PTS Normal Working Mode:
1. In normal circumstances, all module in PTS shall be showing "up" status as it means it's inspecting all kind of packets such as DNS, BGP, IGP, etc as it's normal behaviour.
2. In T-Operator deployment, all PTS are working in cluster mode.(Refer to the diagram)
Cluster Mode Diagram.
3rd Party Vendor Equipment uses Multiple Spanning Tree Protocol (MSTP) in cluster link :
• Each PTS uses it’s own VLAN, Per VLAN Spanning Tree in the cluster.
• Each PTS starts its own VLAN as the root bridge.
• This allows 4 cluster links to be fully utilized.
•The green arrow shows the cluster links are utilized from 1 PTS point of view.
During the investigation, it is confirmed that some
of ICMP packets traversing through PTS-2 had a different ICMP checksum on ingress of the 14K versus on egress.
Chronology of Events
Chronological order of activities during the maintenance window:
Ping tests were performed for verification while PTS cluster was in shunt mode. No packet loss was observed.

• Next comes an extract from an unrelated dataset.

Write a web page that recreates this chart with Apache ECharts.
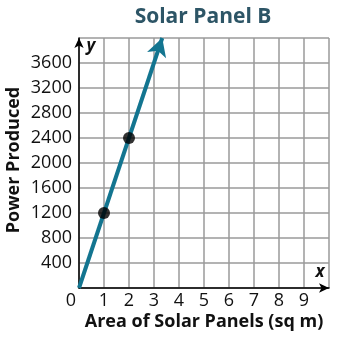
<!DOCTYPE html>
<html><head><meta charset="utf-8">
<script src="https://cdn.jsdelivr.net/npm/echarts@6/dist/echarts.min.js"></script>
<style>html,body{margin:0;padding:0;background:#fff}#c{width:347px;height:340px}</style>
</head><body><div id="c"></div>
<script>
const titleText = 'Solar Panel B';
const xTitle = 'Area of Solar Panels (sq m)';
const yTitle = 'Power Produced';
const xTicks = [0,1,2,3,4,5,6,7,8,9];
const yTicks = [400,800,1200,1600,2000,2400,2800,3200,3600];
const points = [[1,1200],[2,2400]];
const lineStart = [0,0];
const lineEnd = [3.33,4000];

const font = '"Open Sans", "DejaVu Sans", sans-serif';
const chart = echarts.init(document.getElementById('c'), null, {renderer:'canvas'});
chart.setOption({
  animation:false,
  graphic:[
    {type:'text',style:{text:titleText,fontFamily:font,fontSize:21,fontWeight:'bold',fill:'#2d5566',align:'center',verticalAlign:'middle'},x:203,y:17},
    {type:'text',style:{text:xTitle,fontFamily:font,fontSize:18,fontWeight:'bold',fill:'#111',align:'center',verticalAlign:'middle'},x:204,y:322},
    {type:'text',style:{text:yTitle,fontFamily:font,fontSize:18,fontWeight:'bold',fill:'#111',align:'center',verticalAlign:'middle'},x:14,y:160,rotation:Math.PI/2},
    {type:'text',style:{text:'y',fontFamily:font,fontSize:17,fontWeight:'bold',fontStyle:'italic',fill:'#111',align:'center',verticalAlign:'middle'},x:91,y:46},
    {type:'text',style:{text:'x',fontFamily:font,fontSize:17,fontWeight:'bold',fontStyle:'italic',fill:'#111',align:'center',verticalAlign:'middle'},x:320,y:272}
  ],
  grid:{left:79,top:38,width:250,height:250},
  xAxis:{type:'value',min:0,max:10,interval:1,
    axisLine:{show:true,lineStyle:{color:'#000',width:1.5},symbol:['none','arrow'],symbolSize:[7,10]},
    axisTick:{show:false},
    splitLine:{show:true,lineStyle:{color:'#9a9a9a',width:1.5}},
    axisLabel:{margin:4,fontFamily:font,fontSize:18,color:'#111',
      formatter:v=>xTicks.includes(v)?(v===0?'{z|0}':String(v)):'',
      rich:{z:{fontFamily:font,fontSize:18,color:'#111',padding:[0,16,0,0]}}}
  },
  yAxis:{type:'value',min:0,max:4000,interval:400,
    axisLine:{show:true,lineStyle:{color:'#000',width:1.5},symbol:['none','arrow'],symbolSize:[7,10]},
    axisTick:{show:false},
    splitLine:{show:true,lineStyle:{color:'#9a9a9a',width:1.5}},
    axisLabel:{margin:7,fontFamily:font,fontSize:18,color:'#111',
      formatter:v=>yTicks.includes(v)?String(v):''}
  },
  series:[
    {type:'line',data:[],markLine:{silent:true,symbol:['none','arrow'],symbolSize:[15,18],
      label:{show:false},lineStyle:{color:'#137590',width:4,type:'solid'},
      data:[[{coord:lineStart},{coord:lineEnd}]]}},
    {type:'scatter',data:points,symbolSize:12,itemStyle:{color:'#000'},z:5}
  ]
});
</script></body></html>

PTS-1 was taken out of shunt and the same ping test was performed.
The ping test From the BRAS to the Internet failed.
Confirmed that the ICMP packets were being processed by PTS-2 - PPU-8.
The ICMP packets were captured on the MSE and PTS-2 simultaneously for comparison.
All the packet captures revealed that ICMP checksums were incorrect.
PTS-1 was placed back into shunt mode and the PING test to the Internet was successful.
PTS-1 was taken out of shunt same ping test failed.
The cluster links on PTS-2 were disabled and the same ICMP test was preformed. This time, the ICMP packets were rebalanced to PPU-8 on PTS-3.
The ICMP test to Internet was successful. (captures were taken on both PTS-3 and the MSE)
Took PTS-2 out of shunt and performed the same PING test with ICMP packets transmitted through the data interface of PTS-2. This time the packets were inspected on PTS2 - PPU-4. The Ping test failed.
PTS-2 was rebooted and the same PING test was performed. The same packet issue was observed.
The remaining PTS elements were rebooted one at a time. All PTS elements were put back in shunt after reboot.
Verification tests were performed and all ping tests were successful.
ICMP packets traversing through PTS-2 get corrupted. If the PTS cluster is in shunt, the problem doesn’t occur.
The issue basically was due to the malformed DNS traffic travelling across the PTS platform cluster(software issue). This malformed DNS traffic when being analyzed caused issue for the processing modules and created diagnostic core files.